Dear Editor,
APNU’s view, articulated by the Deputy Speaker and Ms Volda Lawrence, MP, that the Director of Public Prosecutions should appeal Chief Justice Chang’s decision in the Henry Greene matter (Stabroek News edition of April 3 refers) is commendable, if I may say so with respect. The matter has become a national issue and has spawned questions of considerable constitutional significance. For obviously good reasons the public needs to know. The Court of Appeal must enlighten and guide us.
However, with respect to the institution of an appeal a caveat of considerable importance needs to be entered. It is doubtful whether an appeal can be instituted in this matter because of the decision of the Court of Appeal in Zaman Ali (1991) 45 WIR 196 that an appeal cannot be brought against a decision respecting an order made in any criminal cause or matter – section 6(5) (a) of the Court of Appeal Act refers. If, however, the decision in this matter is considered to be appealable then it ought to be appealed so that answers could be provided for the vast and various legal problems it has engendered.

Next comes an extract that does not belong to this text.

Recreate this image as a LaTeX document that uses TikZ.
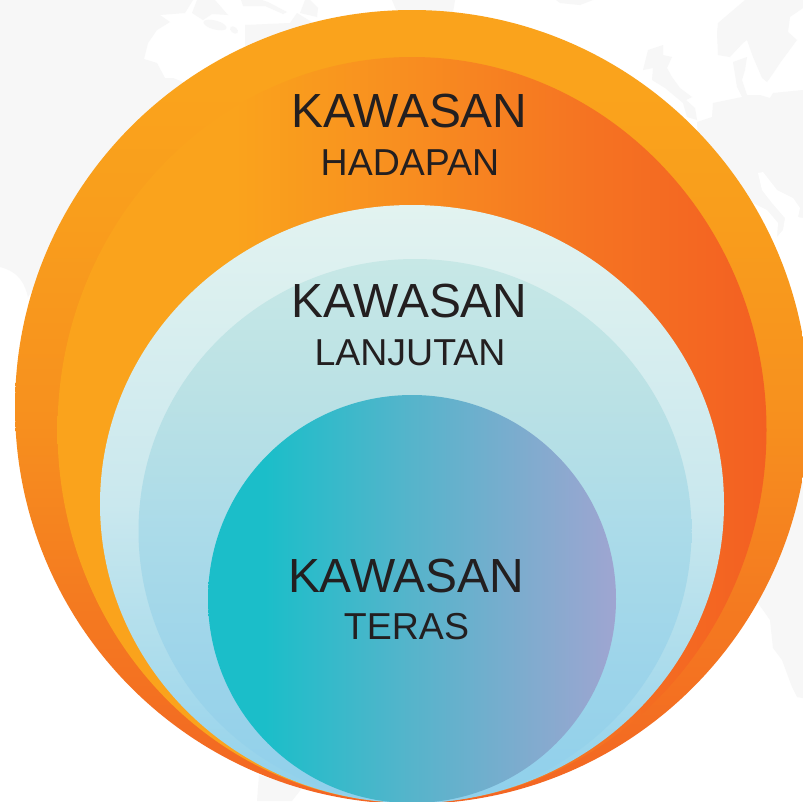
\documentclass[tikz,border=0pt]{standalone}
\usepackage{fontspec}
\setmainfont{Liberation Sans}
\definecolor{land}{HTML}{F7F7F7}
\definecolor{ink}{HTML}{231F20}
\definecolor{oA}{HTML}{F36523}
\definecolor{oB}{HTML}{F47A20}
\definecolor{oC}{HTML}{F7911E}
\definecolor{oD}{HTML}{F99E1C}
\definecolor{oE}{HTML}{FAA31C}
\definecolor{iA}{HTML}{FAA31C}
\definecolor{iB}{HTML}{F88D20}
\definecolor{iC}{HTML}{F57322}
\definecolor{iD}{HTML}{F36022}
\definecolor{pA}{HTML}{8FD0EB}
\definecolor{pB}{HTML}{AEDDEC}
\definecolor{pC}{HTML}{CAE8EE}
\definecolor{pD}{HTML}{E2F3F0}
\definecolor{qB}{HTML}{9AD3EA}
\definecolor{qC}{HTML}{ABDBE9}
\definecolor{qD}{HTML}{BAE1E5}
\definecolor{qE}{HTML}{C7E8E6}
\definecolor{cA}{HTML}{1BBEC9}
\definecolor{cB}{HTML}{56B4CB}
\definecolor{cC}{HTML}{9FA5D1}
\pgfdeclareverticalshading{ringouter}{100bp}{
  color(0bp)=(oA); color(25bp)=(oA); color(37.5bp)=(oB); color(50bp)=(oC); color(62.5bp)=(oD); color(70bp)=(oE); color(100bp)=(oE)}
\pgfdeclarehorizontalshading{ringinner}{100bp}{
  color(0bp)=(iA); color(37.5bp)=(iA); color(50bp)=(iB); color(62.5bp)=(iC); color(75bp)=(iD); color(100bp)=(iD)}
\pgfdeclareverticalshading{paleouter}{100bp}{
  color(0bp)=(pA); color(25bp)=(pA); color(37.5bp)=(pB); color(50bp)=(pC); color(75bp)=(pD); color(100bp)=(pD)}
\pgfdeclareverticalshading{paleinner}{100bp}{
  color(0bp)=(pA); color(25bp)=(pA); color(35bp)=(qB); color(50bp)=(qC); color(62bp)=(qD); color(75bp)=(qE); color(100bp)=(qE)}
\pgfdeclarehorizontalshading{core}{100bp}{
  color(0bp)=(cA); color(32bp)=(cA); color(50bp)=(cB); color(75bp)=(cC); color(100bp)=(cC)}
\tikzset{
  landmass/.style={fill=land,draw=none},
  seawater/.style={fill=white,draw=none},
  disc/.style={draw=none},
  bigword/.style={font=\fontsize{47.9}{47.9}\selectfont,text=ink,inner sep=0pt,anchor=base},
  smallword/.style={font=\fontsize{37.5}{37.5}\selectfont,text=ink,inner sep=0pt,anchor=base}
}
\begin{document}
\begin{tikzpicture}[x=1pt,y=-1pt]
\useasboundingbox (0,0) rectangle (803,801);
\fill[white] (0,0) rectangle (803,801);
\begin{scope}
\clip (0,0) rectangle (803,801);
% pale world map behind the circles
\path[landmass] (0,0) -- (193,0) -- (185,13) -- (160,15) -- (170,22) -- (157,30) -- (148,43) -- (144,59) -- (157,63) -- (165,78) -- (173,78) -- (183,82) -- (200,110) -- (60,250) -- (28,297) .. controls (25,285) and (20,272) .. (0,267) -- cycle;
\path[landmass] (197,0) -- (215,0) -- (228,15) -- (212,14) -- (203,20) -- (192,13) -- cycle;
\path[landmass] (245,25) -- (290,23) -- (297,13) -- (315,24) -- (330,60) -- (245,60) -- cycle;
\path[landmass,rotate around={-15:(215,25)}] (215,25) ellipse (12 and 4.5);
\path[landmass,rotate around={-40:(234,30)}] (234,30) ellipse (4.5 and 3);
\path[landmass] (241,0) -- (243,6) -- (265,6) -- (283,14) -- (287,12) -- (268,2) -- (262,0) -- cycle;
\path[landmass] (305,0) -- (310,0) -- (318,8) -- (317,17) -- (300,13) -- cycle;
\path[landmass] (392,0) -- (455,0) -- (453,12) -- (397,12) -- cycle;
\path[landmass] (556,0) -- (593,0) -- (580,5) -- (560,3) -- cycle;
\path[landmass] (663,45) -- (648,50) -- (643,70) -- (653,68) -- (652,80) -- (665,88) -- (683,103) -- (687,117) -- (697,120) -- (695,108) -- (686,100) -- (692,97) -- (680,88) -- (672,77) -- (667,68) -- (672,57) -- (663,55) -- cycle;
\path[landmass] (745,0) -- (803,0) -- (803,8) -- (790,17) -- (788,32) -- (797,40) -- (780,63) -- (772,75) -- (767,82) -- (762,78) -- (753,57) -- (747,40) -- (743,43) -- (730,57) -- (718,55) -- (717,33) -- (718,23) -- cycle;
\path[landmass] (697,122) -- (712,117) -- (713,103) -- (742,97) -- (737,87) -- (733,62) -- (747,57) -- (745,70) -- (742,80) -- (747,95) -- (760,95) -- (770,98) -- (773,93) -- (803,90) -- (803,218) -- (790,260) -- (700,180) -- cycle;
\path[seawater] (758,173) -- (763,172) -- (777,190) -- (793,198) -- (800,208) -- (798,217) -- (803,218) -- (803,345) -- (785,300) -- (770,240) -- (777,237) -- (783,230) -- (785,218) -- (772,203) -- (762,190) -- cycle;
\path[seawater] (745,205) -- (753,203) -- (767,210) -- (778,223) -- (777,237) -- (765,245) -- cycle;
\path[landmass] (803,480) -- (803,698) -- (797,697) -- (792,687) -- (782,660) -- (773,648) -- (770,620) -- (758,603) -- (735,600) -- cycle;
\path[landmass] (259,775) -- (257,801) -- (292,801) -- (302,788) -- cycle;
% nested circles
\path[disc,shading=ringouter] (412,407) circle (397);
\path[disc,shading=ringinner] (412,430) ellipse (354.5 and 373);
\path[disc,shading=paleouter] (412,504) ellipse (312 and 299);
\path[disc,shading=paleinner] (415,531) ellipse (276.5 and 272);
\path[disc,shading=core] (412,599) circle (204);
\end{scope}
\node[bigword]   (hadapanA) at (409.5,127) {KAWASAN};
\node[smallword] (hadapanB) at (410,175) {HADAPAN};
\node[bigword]   (lanjutanA) at (409.5,317) {KAWASAN};
\node[smallword] (lanjutanB) at (410,365) {LANJUTAN};
\node[bigword]   (terasA) at (406,592) {KAWASAN};
\node[smallword] (terasB) at (406.5,639) {TERAS};
\end{tikzpicture}
\end{document}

With respect to the process chosen for relief we need to remember that counsel for Commissioner Greene did not seek private law remedies but rather sought the issue of the prerogative writs of certiorari and prohibition which are remedies in public law, obtainable by the process of judicial review which is considered to be a fundamental mechanism for keeping public authorities within their due bounds. It is in that intellectual and juristic mould of public law that the matter was cast and argued, and determined by the issue of certiorari quashing the DPP’s decision to advise the police to institute charges against Greene.

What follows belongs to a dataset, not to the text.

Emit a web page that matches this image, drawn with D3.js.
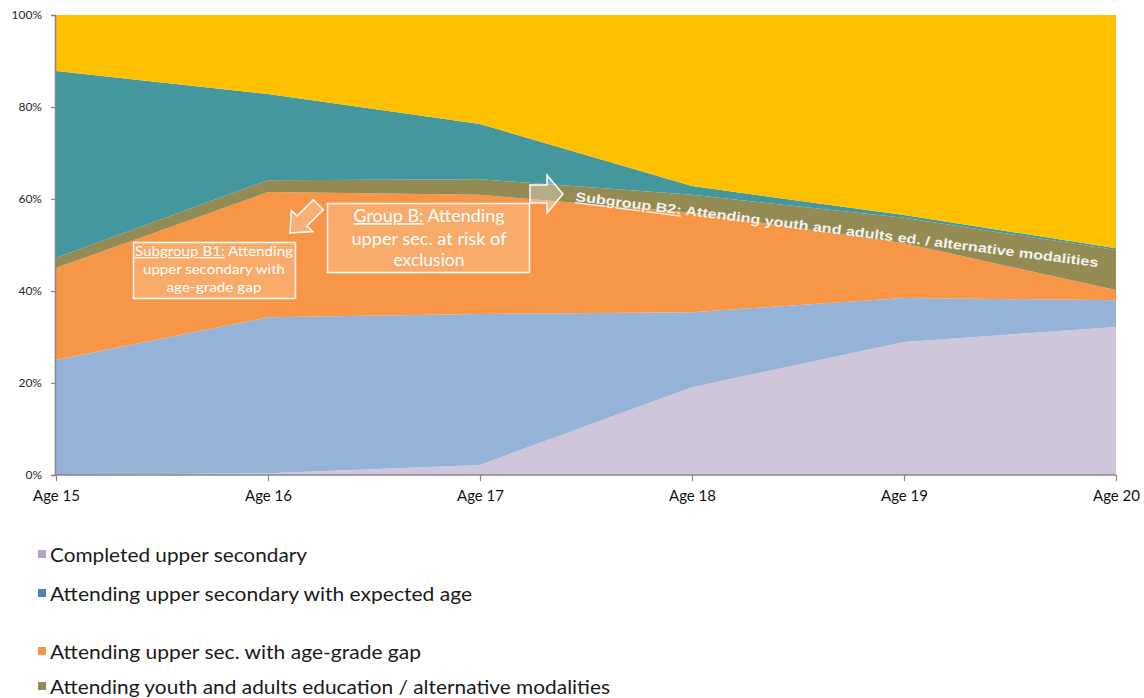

In my opinion, the first question for determination is whether the DPP’s discretion to advise as she did is subject to judicial review. If the court considers that in the exercise of her discretion she is beyond the reach of the court’s supervisory (not appellate) jurisdiction then her decision cannot be impugned in public law and the question of quashing her decision cannot properly arise. Cadit quaestio. The determination of this basic, all important issue requires extensive legal arguments and can attract opinions from courts in other Commonwealth jurisdictions as well.
If the court considers that the exercise of the DPP’s discretion can be called in question in court for review, the question that arises is whether she has observed the principles and pathologies that the common law has prescribed as necessary for the proper exercise of her discretion. Since her discretion, if reviewable, is like discretion generally, not unfettered, she should, inter alia, not act unreasonably. Lord Diplock prefers the adverb “irrationally” (see his speech in the Civil Service case (1985) AC 374 (408)) and this has crept into use, but it is debatable whether the employment of the expression “irrationality” has provided any connotative addition beyond Lord Greene’s “unreasonableness” as propounded in Wednesbury (1948) 1 KB 223, often criticised but widely accepted throughout the common law world.

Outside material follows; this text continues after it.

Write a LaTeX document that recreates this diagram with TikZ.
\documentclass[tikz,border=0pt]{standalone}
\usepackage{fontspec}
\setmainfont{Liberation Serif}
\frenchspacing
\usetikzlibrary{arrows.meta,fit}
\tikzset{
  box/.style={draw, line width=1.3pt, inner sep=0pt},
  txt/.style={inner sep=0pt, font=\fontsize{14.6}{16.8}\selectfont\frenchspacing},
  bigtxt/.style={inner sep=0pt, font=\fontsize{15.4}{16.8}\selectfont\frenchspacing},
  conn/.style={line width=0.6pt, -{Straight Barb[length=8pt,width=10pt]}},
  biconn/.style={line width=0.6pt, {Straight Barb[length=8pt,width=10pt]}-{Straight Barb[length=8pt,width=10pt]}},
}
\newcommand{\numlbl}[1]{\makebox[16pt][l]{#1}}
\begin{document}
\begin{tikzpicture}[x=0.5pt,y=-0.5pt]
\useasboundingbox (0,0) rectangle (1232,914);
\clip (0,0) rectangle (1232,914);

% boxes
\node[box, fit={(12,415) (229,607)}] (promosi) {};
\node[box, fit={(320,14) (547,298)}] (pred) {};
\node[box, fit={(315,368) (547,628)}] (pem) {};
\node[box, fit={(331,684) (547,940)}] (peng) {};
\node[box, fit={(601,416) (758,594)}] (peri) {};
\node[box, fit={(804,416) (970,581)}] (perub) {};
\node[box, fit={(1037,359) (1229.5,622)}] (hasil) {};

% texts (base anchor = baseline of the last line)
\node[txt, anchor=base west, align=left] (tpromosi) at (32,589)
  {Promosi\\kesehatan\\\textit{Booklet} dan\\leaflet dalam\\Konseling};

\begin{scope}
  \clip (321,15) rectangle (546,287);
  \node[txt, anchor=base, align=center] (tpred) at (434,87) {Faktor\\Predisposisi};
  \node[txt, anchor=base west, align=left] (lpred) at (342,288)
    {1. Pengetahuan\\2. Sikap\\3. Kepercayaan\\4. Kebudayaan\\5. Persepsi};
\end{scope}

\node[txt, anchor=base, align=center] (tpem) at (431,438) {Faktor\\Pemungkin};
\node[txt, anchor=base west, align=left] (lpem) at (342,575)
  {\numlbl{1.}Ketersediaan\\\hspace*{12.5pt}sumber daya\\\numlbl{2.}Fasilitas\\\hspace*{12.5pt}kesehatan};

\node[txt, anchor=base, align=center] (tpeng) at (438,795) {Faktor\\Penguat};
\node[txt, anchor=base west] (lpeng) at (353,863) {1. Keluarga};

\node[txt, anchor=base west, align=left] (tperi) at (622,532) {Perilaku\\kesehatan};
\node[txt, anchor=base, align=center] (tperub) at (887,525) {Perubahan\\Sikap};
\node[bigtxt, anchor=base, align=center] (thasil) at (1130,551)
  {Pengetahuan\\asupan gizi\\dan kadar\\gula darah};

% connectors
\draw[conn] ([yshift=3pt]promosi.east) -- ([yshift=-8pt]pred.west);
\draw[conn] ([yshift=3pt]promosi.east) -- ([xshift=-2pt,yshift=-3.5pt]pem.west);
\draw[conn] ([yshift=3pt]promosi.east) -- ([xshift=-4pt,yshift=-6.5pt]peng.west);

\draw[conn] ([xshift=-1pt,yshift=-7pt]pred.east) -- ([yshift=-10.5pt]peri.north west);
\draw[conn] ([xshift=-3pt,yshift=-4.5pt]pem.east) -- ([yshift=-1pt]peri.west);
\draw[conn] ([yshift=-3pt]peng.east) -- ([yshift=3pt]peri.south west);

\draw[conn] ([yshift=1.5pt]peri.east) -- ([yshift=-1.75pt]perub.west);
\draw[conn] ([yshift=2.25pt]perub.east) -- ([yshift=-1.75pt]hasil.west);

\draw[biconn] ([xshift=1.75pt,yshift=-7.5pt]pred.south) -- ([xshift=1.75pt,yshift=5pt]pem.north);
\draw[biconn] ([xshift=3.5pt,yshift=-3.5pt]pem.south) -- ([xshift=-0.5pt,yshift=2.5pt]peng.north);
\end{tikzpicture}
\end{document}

To act irrationally would be to act unlawfully (not wrongly) and the question of certiorari can arise. These are major considerations for the court where all evidentiary circumstances, both for and against, from beginning to end, require to be scrupulously considered. By his training and experience a judge at any level should be well equipped to deal with these matters. Obviously, there are other kindred considerations as well.
If the decision of the Chief Justice is appealed it would seem to me that a Bench of five judges should sit as befits a matter of such urgent and fundamental importance. Senior respected members of the Bar should be asked to sit, as has happened before. The public needs to know what are the precise powers of the DPP who is charged with the exercise of extremely important functions which bear on the rule of law. The last time that a Bench of five judges sat was in 1976 when the late great Chancellor JOF Haynes constituted such a Bench to determine the limits of voluntariness regarding a confessional statement which on its face was seemingly equivocal. (See the State v Oswald Gobin (1976) 23 WIR. 256. The Chancellor’s opinion in that matter was noted by the Privy Council in the Trinidadian case of Aiodha v The State (1981) 2 All ER 193.)
As one who teaches Public Law at the University of Guyana I look forward anxiously to the arguments and judgments that will emanate from the Court of Appeal for assistance to me in an area that many persons wrongly call arcane. But that is if an appeal can be instituted at law.
(For what it is worth I should mention that an expansive Judicial Review Act was enacted by our Parliament in 2010 but it has not yet been brought into operation. It covers a number of important matters, for example, cross-examination and additional remedies for which our present common law process does not provide.)